Probabilistic Search for Structured Data via Probabilistic Programming and Nonparametric Bayes
This addresses the difficulty of multivariate search queries in databases for users lacking domain expertise, though it appears incremental as it builds on existing probabilistic methods.
The paper tackles the problem of extracting relevant data from structured databases without requiring extensive domain knowledge by introducing a probabilistic search approach using probabilistic programming and nonparametric Bayes. The result is a flexible technique integrated into BayesDB, which human evaluators often preferred over a standard baseline in applications like US colleges and macroeconomic indicators.

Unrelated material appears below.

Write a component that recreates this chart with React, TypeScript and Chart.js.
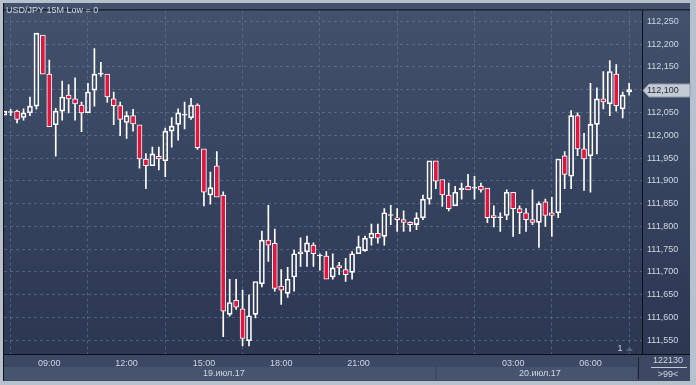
import React, { useEffect, useRef } from "react";
import { Chart, registerables } from "chart.js";

Chart.register(...registerables);

const TITLE = "USD/JPY 15M Low = 0";
const TIMES = (
  "07:15 07:30 07:45 08:00 08:15 08:30 08:45 09:00 09:15 09:30 09:45 10:00 10:15 10:30 10:45 " +
  "11:00 11:15 11:30 11:45 12:00 12:15 12:30 12:45 13:00 13:15 13:30 13:45 14:00 14:15 14:30 14:45 " +
  "15:00 15:15 15:30 15:45 16:00 16:15 16:30 16:45 17:00 17:15 17:30 17:45 18:00 18:15 18:30 18:45 " +
  "19:00 19:15 19:30 19:45 20:00 20:15 20:30 20:45 21:00 21:15 21:30 21:45 22:00 22:15 22:30 22:45 " +
  "23:00 23:15 23:30 23:45 00:00 00:15 00:30 00:45 01:00 01:15 01:30 01:45 02:00 02:15 02:30 02:45 " +
  "03:00 03:15 03:30 03:45 04:00 04:15 04:30 04:45 05:00 05:15 05:30 05:45 06:00 06:15 06:30 06:45 " +
  "07:00 07:15 07:30"
).split(" ");

const OPEN = [
  112.044, 112.050, 112.053, 112.039, 112.049, 112.064, 112.220, 112.134, 112.023, 112.053,
  112.088, 112.080, 112.066, 112.049, 112.099, 112.134, 112.134, 112.080, 112.065, 112.028,
  112.043, 112.023, 111.948, 111.933, 111.954, 111.944, 112.009, 112.024, 112.044, 112.038,
  112.066, 111.970, 111.869, 111.933, 111.869, 111.607, 111.638, 111.619, 111.549, 111.607,
  111.674, 111.770, 111.763, 111.669, 111.653, 111.689, 111.740, 111.744, 111.759, 111.735,
  111.735, 111.689, 111.714, 111.705, 111.699, 111.740, 111.747, 111.774, 111.785, 111.778,
  111.824, 111.819, 111.815, 111.809, 111.804, 111.819, 111.860, 111.944, 111.903, 111.869,
  111.845, 111.880, 111.888, 111.884, 111.888, 111.884, 111.824, 111.819, 111.824, 111.875,
  111.839, 111.830, 111.815, 111.809, 111.854, 111.830, 111.830, 111.955, 111.910, 112.043,
  111.970, 111.955, 112.024, 112.080, 112.069, 112.134, 112.058, 112.095,
];
const HIGH = [
  112.053, 112.057, 112.055, 112.058, 112.084, 112.224, 112.220, 112.165, 112.059, 112.119,
  112.111, 112.126, 112.073, 112.114, 112.190, 112.160, 112.134, 112.095, 112.073, 112.052,
  112.057, 112.023, 111.960, 111.974, 111.974, 112.016, 112.039, 112.058, 112.073, 112.081,
  112.069, 111.970, 111.919, 111.964, 111.876, 111.684, 111.684, 111.660, 111.650, 111.679,
  111.790, 111.846, 111.794, 111.705, 111.710, 111.748, 111.775, 111.779, 111.764, 111.740,
  111.745, 111.740, 111.721, 111.730, 111.745, 111.779, 111.779, 111.805, 111.805, 111.839,
  111.846, 111.839, 111.834, 111.810, 111.830, 111.869, 111.944, 111.944, 111.903, 111.895,
  111.888, 111.895, 111.914, 111.910, 111.895, 111.884, 111.845, 111.830, 111.880, 111.875,
  111.845, 111.839, 111.880, 111.854, 111.860, 111.864, 111.948, 111.964, 112.054, 112.049,
  112.004, 112.114, 112.104, 112.140, 112.164, 112.155, 112.095, 112.114,
];
const LOW = [
  112.044, 112.043, 112.027, 112.033, 112.043, 112.057, 112.134, 112.019, 111.954, 112.033,
  112.049, 112.033, 112.008, 112.049, 112.064, 112.129, 112.072, 112.023, 111.999, 111.993,
  112.009, 111.928, 111.883, 111.933, 111.924, 111.909, 111.974, 111.989, 112.014, 112.035,
  111.969, 111.845, 111.849, 111.864, 111.558, 111.603, 111.618, 111.538, 111.538, 111.599,
  111.667, 111.723, 111.658, 111.629, 111.644, 111.658, 111.712, 111.712, 111.712, 111.704,
  111.684, 111.684, 111.694, 111.679, 111.684, 111.740, 111.745, 111.759, 111.763, 111.759,
  111.804, 111.789, 111.789, 111.789, 111.793, 111.815, 111.849, 111.883, 111.844, 111.834,
  111.845, 111.860, 111.880, 111.860, 111.875, 111.808, 111.799, 111.789, 111.815, 111.778,
  111.784, 111.789, 111.804, 111.754, 111.800, 111.778, 111.819, 111.883, 111.883, 111.955,
  111.879, 111.875, 111.959, 112.058, 112.043, 112.053, 112.038, 112.088,
];
const CLOSE = [
  112.053, 112.050, 112.035, 112.049, 112.064, 112.224, 112.134, 112.019, 112.053, 112.084,
  112.080, 112.069, 112.049, 112.095, 112.134, 112.134, 112.084, 112.065, 112.035, 112.043,
  112.025, 111.948, 111.933, 111.959, 111.948, 112.009, 112.020, 112.049, 112.044, 112.066,
  111.973, 111.875, 111.885, 111.864, 111.614, 111.633, 111.623, 111.554, 111.604, 111.679,
  111.770, 111.759, 111.664, 111.660, 111.684, 111.740, 111.744, 111.764, 111.740, 111.735,
  111.684, 111.709, 111.709, 111.694, 111.740, 111.755, 111.774, 111.785, 111.774, 111.830,
  111.824, 111.815, 111.809, 111.804, 111.819, 111.860, 111.944, 111.899, 111.869, 111.839,
  111.875, 111.884, 111.880, 111.884, 111.880, 111.819, 111.819, 111.819, 111.875, 111.839,
  111.830, 111.815, 111.809, 111.850, 111.824, 111.824, 111.948, 111.914, 112.043, 111.970,
  111.948, 112.024, 112.080, 112.073, 112.140, 112.065, 112.088, 112.100,
];

const X_TICKS = [9, 12, 15, 18, 21, 24, 27, 30];
const X_TICK_LABELS = ["09:00", "12:00", "15:00", "18:00", "21:00", "", "03:00", "06:00"];
const Y_TICKS = [
  111.55, 111.6, 111.65, 111.7, 111.75, 111.8, 111.85, 111.9, 111.95, 112.0, 112.05, 112.1,
  112.15, 112.2, 112.25,
];
const DATES = ["19.июл.17", "20.июл.17"];
const DAY_BREAK = 24;
const FOOTER_TOP = "122130";
const FOOTER_BOTTOM = ">99<";
const PANE_NO = "1";

const W = 696;
const H = 385;
const RED = "#e3143d";
const TEXT = "#d0d7e3";
const FONT = "'Liberation Sans', Arial, sans-serif";

function toHours(list: string[]): number[] {
  let day = 0;
  let prev = -Infinity;
  return list.map((t) => {
    const [h, m] = t.split(":").map(Number);
    let v = h + m / 60 + day * 24;
    if (v < prev) {
      day += 1;
      v += 24;
    }
    prev = v;
    return v;
  });
}

const fmt = (v: number) => v.toFixed(3).replace(".", ",");

export default function App() {
  const ref = useRef<HTMLCanvasElement | null>(null);

  useEffect(() => {
    document.body.style.margin = "0";
    const canvas = ref.current;
    if (!canvas) return;
    const X = toHours(TIMES);

    const bodies = X.map((x, i) => ({ x, y: [OPEN[i], CLOSE[i]] }));
    const upper = X.map((x, i) => {
      const top = Math.max(OPEN[i], CLOSE[i]);
      return { x, y: HIGH[i] > top ? [top, HIGH[i]] : null };
    });
    const lower = X.map((x, i) => {
      const bot = Math.min(OPEN[i], CLOSE[i]);
      return { x, y: LOW[i] < bot ? [LOW[i], bot] : null };
    });
    const bodyFill = X.map((_, i) => (CLOSE[i] < OPEN[i] ? RED : "rgba(0,0,0,0)"));

    const framePlugin = {
      id: "frame",
      beforeDraw(chart: any) {
        const ctx = chart.ctx as CanvasRenderingContext2D;
        const { left, right, top, bottom } = chart.chartArea;
        const xs = chart.scales.x;
        ctx.save();
        ctx.fillStyle = "#b7c1ce";
        ctx.fillRect(0, 0, W, H);
        const g = ctx.createLinearGradient(0, top, 0, bottom);
        g.addColorStop(0, "#43516d");
        g.addColorStop(0.5, "#36435f");
        g.addColorStop(1, "#2c3752");
        ctx.fillStyle = g;
        ctx.fillRect(3, 3, 687, bottom - 3);
        ctx.fillStyle = "#3c4864";
        ctx.fillRect(3, bottom, 687, 381 - bottom);
        const brk = xs.getPixelForValue(DAY_BREAK);
        ctx.fillStyle = "#47546f";
        ctx.fillRect(left, 367, brk - left - 0.5, 13);
        ctx.fillRect(brk + 1, 367, 637 - brk - 1, 13);
        ctx.strokeStyle = "#0c1019";
        ctx.lineWidth = 1;
        ctx.beginPath();
        ctx.moveTo(3, top - 0.5);
        ctx.lineTo(690, top - 0.5);
        ctx.moveTo(3, bottom + 0.5);
        ctx.lineTo(690, bottom + 0.5);
        ctx.moveTo(left - 0.5, 3);
        ctx.lineTo(left - 0.5, 381);
        ctx.moveTo(right + 0.5, top);
        ctx.lineTo(right + 0.5, bottom);
        ctx.stroke();
        ctx.strokeStyle = "#1d2435";
        ctx.beginPath();
        ctx.moveTo(638.5, 357);
        ctx.lineTo(638.5, 379);
        ctx.stroke();
        ctx.restore();
      },
      afterDraw(chart: any) {
        const ctx = chart.ctx as CanvasRenderingContext2D;
        const { left, right, bottom } = chart.chartArea;
        const xs = chart.scales.x;
        const ys = chart.scales.y;
        ctx.save();
        ctx.font = `9px ${FONT}`;
        ctx.textBaseline = "middle";
        ctx.textAlign = "left";
        ctx.fillStyle = TEXT;
        ctx.fillText(TITLE, 6, 10.5);

        // last price tag
        const last = CLOSE[CLOSE.length - 1];
        const py = Math.round(ys.getPixelForValue(last)) + 0.5;
        ctx.beginPath();
        ctx.moveTo(right + 1, py);
        ctx.lineTo(right + 7, py - 6.5);
        ctx.lineTo(690, py - 6.5);
        ctx.lineTo(690, py + 6.5);
        ctx.lineTo(right + 7, py + 6.5);
        ctx.closePath();
        ctx.fillStyle = "#c5cbd4";
        ctx.fill();
        ctx.strokeStyle = "#8e98a8";
        ctx.stroke();
        ctx.fillStyle = "#1f2738";
        ctx.fillText(fmt(last), right + 5, py);

        // dates
        const brk = xs.getPixelForValue(DAY_BREAK);
        ctx.textAlign = "center";
        ctx.fillStyle = TEXT;
        ctx.fillText(DATES[0], (left + brk) / 2 + 4, 374);
        ctx.fillText(DATES[1], (brk + 638) / 2 + 3, 374);

        // pane number
        ctx.fillText(PANE_NO, 620, bottom - 5);
        ctx.fillStyle = "#59667f";
        ctx.beginPath();
        ctx.moveTo(626, bottom - 3);
        ctx.lineTo(629.5, bottom - 7);
        ctx.lineTo(633, bottom - 3);
        ctx.closePath();
        ctx.fill();

        // footer box
        ctx.fillStyle = TEXT;
        ctx.fillText(FOOTER_TOP, 668, 361);
        ctx.fillText(FOOTER_BOTTOM, 668, 375);
        ctx.strokeStyle = "#c3cad6";
        ctx.beginPath();
        ctx.moveTo(651, 367.5);
        ctx.lineTo(687, 367.5);
        ctx.stroke();
        ctx.restore();
      },
    };

    const gridColor = "rgba(112,128,162,0.55)";

    const chart = new Chart(canvas, {
      type: "bar",
      data: {
        datasets: [
          {
            data: bodies as any,
            backgroundColor: bodyFill,
            borderColor: "#ffffff",
            borderWidth: 1,
            borderSkipped: false,
            barThickness: 5,
            minBarLength: 1,
            grouped: false,
          } as any,
          {
            data: upper as any,
            backgroundColor: "#ffffff",
            borderWidth: 0,
            barThickness: 1,
            grouped: false,
          } as any,
          {
            data: lower as any,
            backgroundColor: "#ffffff",
            borderWidth: 0,
            barThickness: 1,
            grouped: false,
          } as any,
        ],
      },
      options: {
        animation: false,
        responsive: false,
        devicePixelRatio: 1,
        layout: { padding: { left: 4, top: 4, right: 0, bottom: 0 } },
        plugins: { legend: { display: false }, tooltip: { enabled: false } },
        scales: {
          x: {
            type: "linear",
            min: 7.242,
            max: 32.0,
            offset: false,
            grid: { color: gridColor, drawTicks: false },
            border: { display: false, dash: [3, 3] },
            ticks: {
              color: TEXT,
              font: { family: FONT, size: 9 },
              padding: 4,
              autoSkip: false,
              maxRotation: 0,
              callback: (v: any) => {
                const idx = X_TICKS.indexOf(Number(v));
                return idx >= 0 ? X_TICK_LABELS[idx] : "";
              },
            },
            afterBuildTicks: (s: any) => {
              s.ticks = X_TICKS.map((value) => ({ value }));
            },
            afterFit: (s: any) => {
              s.height = 31;
            },
          } as any,
          y: {
            type: "linear",
            position: "right",
            min: 111.52,
            max: 112.274,
            grid: { color: gridColor, drawTicks: false },
            border: { display: false, dash: [3, 3] },
            ticks: {
              color: TEXT,
              font: { family: FONT, size: 9 },
              padding: 5,
              callback: (v: any) => fmt(Number(v)),
            },
            afterBuildTicks: (s: any) => {
              s.ticks = Y_TICKS.map((value) => ({ value }));
            },
            afterFit: (s: any) => {
              s.width = 54;
            },
          } as any,
        },
      },
      plugins: [framePlugin],
    });

    return () => chart.destroy();
  }, []);

  return (
    <div style={{ width: W, height: H }}>
      <canvas ref={ref} width={W} height={H} style={{ display: "block", width: W, height: H }} />
    </div>
  );
}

Databases are widespread, yet extracting relevant data can be difficult. Without substantial domain knowledge, multivariate search queries often return sparse or uninformative results. This paper introduces an approach for searching structured data based on probabilistic programming and nonparametric Bayes. Users specify queries in a probabilistic language that combines standard SQL database search operators with an information theoretic ranking function called predictive relevance. Predictive relevance can be calculated by a fast sparse matrix algorithm based on posterior samples from CrossCat, a nonparametric Bayesian model for high-dimensional, heterogeneously-typed data tables. The result is a flexible search technique that applies to a broad class of information retrieval problems, which we integrate into BayesDB, a probabilistic programming platform for probabilistic data analysis. This paper demonstrates applications to databases of US colleges, global macroeconomic indicators of public health, and classic cars. We found that human evaluators often prefer the results from probabilistic search to results from a standard baseline.